— BEGIN —
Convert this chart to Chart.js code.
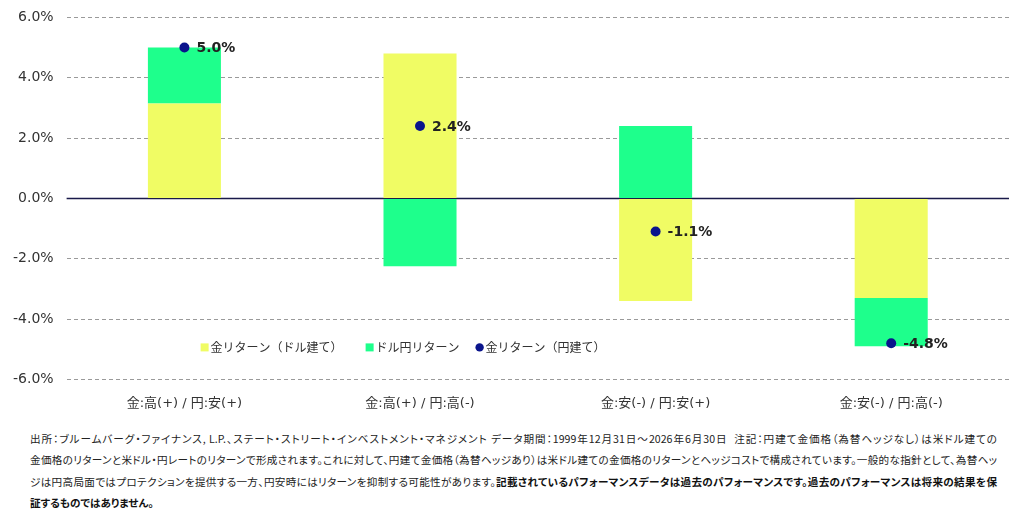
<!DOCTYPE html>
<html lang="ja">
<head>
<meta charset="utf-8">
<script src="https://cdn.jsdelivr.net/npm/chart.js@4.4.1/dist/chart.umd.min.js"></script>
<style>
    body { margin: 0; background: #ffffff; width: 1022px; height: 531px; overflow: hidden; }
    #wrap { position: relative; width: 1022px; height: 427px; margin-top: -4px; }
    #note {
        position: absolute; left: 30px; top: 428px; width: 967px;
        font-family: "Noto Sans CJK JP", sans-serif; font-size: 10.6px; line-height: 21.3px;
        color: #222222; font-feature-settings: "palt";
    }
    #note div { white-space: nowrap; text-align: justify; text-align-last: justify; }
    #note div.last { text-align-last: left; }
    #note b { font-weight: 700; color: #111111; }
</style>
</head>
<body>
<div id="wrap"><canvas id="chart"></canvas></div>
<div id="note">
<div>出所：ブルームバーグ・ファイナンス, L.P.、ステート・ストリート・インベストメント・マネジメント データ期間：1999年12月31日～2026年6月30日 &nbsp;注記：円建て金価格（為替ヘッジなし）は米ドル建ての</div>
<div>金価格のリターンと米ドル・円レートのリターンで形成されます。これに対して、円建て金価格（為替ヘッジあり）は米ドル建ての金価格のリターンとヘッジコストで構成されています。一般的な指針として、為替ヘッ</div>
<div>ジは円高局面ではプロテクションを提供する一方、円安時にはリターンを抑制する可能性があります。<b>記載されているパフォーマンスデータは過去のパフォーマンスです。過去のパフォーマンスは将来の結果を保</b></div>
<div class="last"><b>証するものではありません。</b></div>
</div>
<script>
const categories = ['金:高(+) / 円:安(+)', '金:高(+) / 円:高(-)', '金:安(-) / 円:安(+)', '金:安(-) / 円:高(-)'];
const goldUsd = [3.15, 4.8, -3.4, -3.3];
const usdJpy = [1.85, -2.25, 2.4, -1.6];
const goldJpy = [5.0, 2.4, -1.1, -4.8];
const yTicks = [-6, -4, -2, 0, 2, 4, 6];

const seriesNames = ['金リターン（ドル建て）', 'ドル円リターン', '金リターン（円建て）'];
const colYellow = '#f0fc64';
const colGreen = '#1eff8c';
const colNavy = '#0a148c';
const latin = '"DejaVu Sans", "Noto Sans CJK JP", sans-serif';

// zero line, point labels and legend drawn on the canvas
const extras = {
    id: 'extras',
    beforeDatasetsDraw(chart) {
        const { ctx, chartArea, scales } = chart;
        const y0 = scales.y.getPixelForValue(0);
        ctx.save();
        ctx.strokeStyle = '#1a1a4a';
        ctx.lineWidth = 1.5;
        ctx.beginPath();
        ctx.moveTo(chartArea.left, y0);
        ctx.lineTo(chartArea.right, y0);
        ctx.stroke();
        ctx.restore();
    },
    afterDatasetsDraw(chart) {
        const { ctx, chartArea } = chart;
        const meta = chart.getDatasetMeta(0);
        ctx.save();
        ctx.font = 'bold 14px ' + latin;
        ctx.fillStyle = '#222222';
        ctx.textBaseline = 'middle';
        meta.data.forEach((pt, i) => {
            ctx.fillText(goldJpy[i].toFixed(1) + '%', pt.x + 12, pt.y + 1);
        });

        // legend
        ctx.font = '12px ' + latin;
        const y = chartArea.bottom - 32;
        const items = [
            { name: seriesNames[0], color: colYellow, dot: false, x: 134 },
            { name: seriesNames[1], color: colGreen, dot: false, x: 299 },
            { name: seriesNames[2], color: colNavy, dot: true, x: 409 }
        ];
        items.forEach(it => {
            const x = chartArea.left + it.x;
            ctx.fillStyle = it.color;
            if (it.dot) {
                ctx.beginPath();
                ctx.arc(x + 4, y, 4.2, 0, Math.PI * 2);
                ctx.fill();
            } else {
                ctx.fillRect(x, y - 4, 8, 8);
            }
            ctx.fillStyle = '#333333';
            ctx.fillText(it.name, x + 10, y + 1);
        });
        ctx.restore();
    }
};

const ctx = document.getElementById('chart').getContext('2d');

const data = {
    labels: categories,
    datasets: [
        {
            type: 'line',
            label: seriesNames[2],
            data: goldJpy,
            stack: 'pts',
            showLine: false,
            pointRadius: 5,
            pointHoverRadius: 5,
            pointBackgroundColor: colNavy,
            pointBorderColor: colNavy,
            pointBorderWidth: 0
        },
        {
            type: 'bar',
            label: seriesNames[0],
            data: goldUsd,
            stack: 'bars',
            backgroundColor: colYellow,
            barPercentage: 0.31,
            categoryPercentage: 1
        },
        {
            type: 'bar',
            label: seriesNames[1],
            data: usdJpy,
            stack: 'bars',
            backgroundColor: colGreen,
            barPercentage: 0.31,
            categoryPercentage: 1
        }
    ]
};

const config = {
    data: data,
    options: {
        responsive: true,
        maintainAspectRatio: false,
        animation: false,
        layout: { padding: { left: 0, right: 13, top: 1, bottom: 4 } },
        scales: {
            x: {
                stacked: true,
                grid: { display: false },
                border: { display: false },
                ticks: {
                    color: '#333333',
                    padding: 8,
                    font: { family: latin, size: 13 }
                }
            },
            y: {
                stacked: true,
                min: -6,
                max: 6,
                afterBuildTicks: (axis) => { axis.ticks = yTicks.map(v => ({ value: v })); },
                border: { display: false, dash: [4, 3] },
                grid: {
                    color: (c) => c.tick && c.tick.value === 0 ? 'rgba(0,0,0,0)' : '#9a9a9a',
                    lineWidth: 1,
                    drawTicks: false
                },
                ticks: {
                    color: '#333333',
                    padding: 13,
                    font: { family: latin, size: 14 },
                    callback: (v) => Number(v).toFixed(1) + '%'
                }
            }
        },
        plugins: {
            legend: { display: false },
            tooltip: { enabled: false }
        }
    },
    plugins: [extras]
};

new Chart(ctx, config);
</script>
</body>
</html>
— END —
• Request:
Ignore the images and quote every line of the listing exactly.

• Result of this task:
Convert this chart to Chart.js code.
<!DOCTYPE html>
<html lang="ja">
<head>
<meta charset="utf-8">
<script src="https://cdn.jsdelivr.net/npm/chart.js@4.4.1/dist/chart.umd.min.js"></script>
<style>
    body { margin: 0; background: #ffffff; width: 1022px; height: 531px; overflow: hidden; }
    #wrap { position: relative; width: 1022px; height: 427px; margin-top: -4px; }
    #note {
        position: absolute; left: 30px; top: 428px; width: 967px;
        font-family: "Noto Sans CJK JP", sans-serif; font-size: 10.6px; line-height: 21.3px;
        color: #222222; font-feature-settings: "palt";
    }
    #note div { white-space: nowrap; text-align: justify; text-align-last: justify; }
    #note div.last { text-align-last: left; }
    #note b { font-weight: 700; color: #111111; }
</style>
</head>
<body>
<div id="wrap"><canvas id="chart"></canvas></div>
<div id="note">
<div>出所：ブルームバーグ・ファイナンス, L.P.、ステート・ストリート・インベストメント・マネジメント データ期間：1999年12月31日～2026年6月30日 &nbsp;注記：円建て金価格（為替ヘッジなし）は米ドル建ての</div>
<div>金価格のリターンと米ドル・円レートのリターンで形成されます。これに対して、円建て金価格（為替ヘッジあり）は米ドル建ての金価格のリターンとヘッジコストで構成されています。一般的な指針として、為替ヘッ</div>
<div>ジは円高局面ではプロテクションを提供する一方、円安時にはリターンを抑制する可能性があります。<b>記載されているパフォーマンスデータは過去のパフォーマンスです。過去のパフォーマンスは将来の結果を保</b></div>
<div class="last"><b>証するものではありません。</b></div>
</div>
<script>
const categories = ['金:高(+) / 円:安(+)', '金:高(+) / 円:高(-)', '金:安(-) / 円:安(+)', '金:安(-) / 円:高(-)'];
const goldUsd = [3.15, 4.8, -3.4, -3.3];
const usdJpy = [1.85, -2.25, 2.4, -1.6];
const goldJpy = [5.0, 2.4, -1.1, -4.8];
const yTicks = [-6, -4, -2, 0, 2, 4, 6];

const seriesNames = ['金リターン（ドル建て）', 'ドル円リターン', '金リターン（円建て）'];
const colYellow = '#f0fc64';
const colGreen = '#1eff8c';
const colNavy = '#0a148c';
const latin = '"DejaVu Sans", "Noto Sans CJK JP", sans-serif';

// zero line, point labels and legend drawn on the canvas
const extras = {
    id: 'extras',
    beforeDatasetsDraw(chart) {
        const { ctx, chartArea, scales } = chart;
        const y0 = scales.y.getPixelForValue(0);
        ctx.save();
        ctx.strokeStyle = '#1a1a4a';
        ctx.lineWidth = 1.5;
        ctx.beginPath();
        ctx.moveTo(chartArea.left, y0);
        ctx.lineTo(chartArea.right, y0);
        ctx.stroke();
        ctx.restore();
    },
    afterDatasetsDraw(chart) {
        const { ctx, chartArea } = chart;
        const meta = chart.getDatasetMeta(0);
        ctx.save();
        ctx.font = 'bold 14px ' + latin;
        ctx.fillStyle = '#222222';
        ctx.textBaseline = 'middle';
        meta.data.forEach((pt, i) => {
            ctx.fillText(goldJpy[i].toFixed(1) + '%', pt.x + 12, pt.y + 1);
        });

        // legend
        ctx.font = '12px ' + latin;
        const y = chartArea.bottom - 32;
        const items = [
            { name: seriesNames[0], color: colYellow, dot: false, x: 134 },
            { name: seriesNames[1], color: colGreen, dot: false, x: 299 },
            { name: seriesNames[2], color: colNavy, dot: true, x: 409 }
        ];
        items.forEach(it => {
            const x = chartArea.left + it.x;
            ctx.fillStyle = it.color;
            if (it.dot) {
                ctx.beginPath();
                ctx.arc(x + 4, y, 4.2, 0, Math.PI * 2);
                ctx.fill();
            } else {
                ctx.fillRect(x, y - 4, 8, 8);
            }
            ctx.fillStyle = '#333333';
            ctx.fillText(it.name, x + 10, y + 1);
        });
        ctx.restore();
    }
};

const ctx = document.getElementById('chart').getContext('2d');

const data = {
    labels: categories,
    datasets: [
        {
            type: 'line',
            label: seriesNames[2],
            data: goldJpy,
            stack: 'pts',
            showLine: false,
            pointRadius: 5,
            pointHoverRadius: 5,
            pointBackgroundColor: colNavy,
            pointBorderColor: colNavy,
            pointBorderWidth: 0
        },
        {
            type: 'bar',
            label: seriesNames[0],
            data: goldUsd,
            stack: 'bars',
            backgroundColor: colYellow,
            barPercentage: 0.31,
            categoryPercentage: 1
        },
        {
            type: 'bar',
            label: seriesNames[1],
            data: usdJpy,
            stack: 'bars',
            backgroundColor: colGreen,
            barPercentage: 0.31,
            categoryPercentage: 1
        }
    ]
};

const config = {
    data: data,
    options: {
        responsive: true,
        maintainAspectRatio: false,
        animation: false,
        layout: { padding: { left: 0, right: 13, top: 1, bottom: 4 } },
        scales: {
            x: {
                stacked: true,
                grid: { display: false },
                border: { display: false },
                ticks: {
                    color: '#333333',
                    padding: 8,
                    font: { family: latin, size: 13 }
                }
            },
            y: {
                stacked: true,
                min: -6,
                max: 6,
                afterBuildTicks: (axis) => { axis.ticks = yTicks.map(v => ({ value: v })); },
                border: { display: false, dash: [4, 3] },
                grid: {
                    color: (c) => c.tick && c.tick.value === 0 ? 'rgba(0,0,0,0)' : '#9a9a9a',
                    lineWidth: 1,
                    drawTicks: false
                },
                ticks: {
                    color: '#333333',
                    padding: 13,
                    font: { family: latin, size: 14 },
                    callback: (v) => Number(v).toFixed(1) + '%'
                }
            }
        },
        plugins: {
            legend: { display: false },
            tooltip: { enabled: false }
        }
    },
    plugins: [extras]
};

new Chart(ctx, config);
</script>
</body>
</html>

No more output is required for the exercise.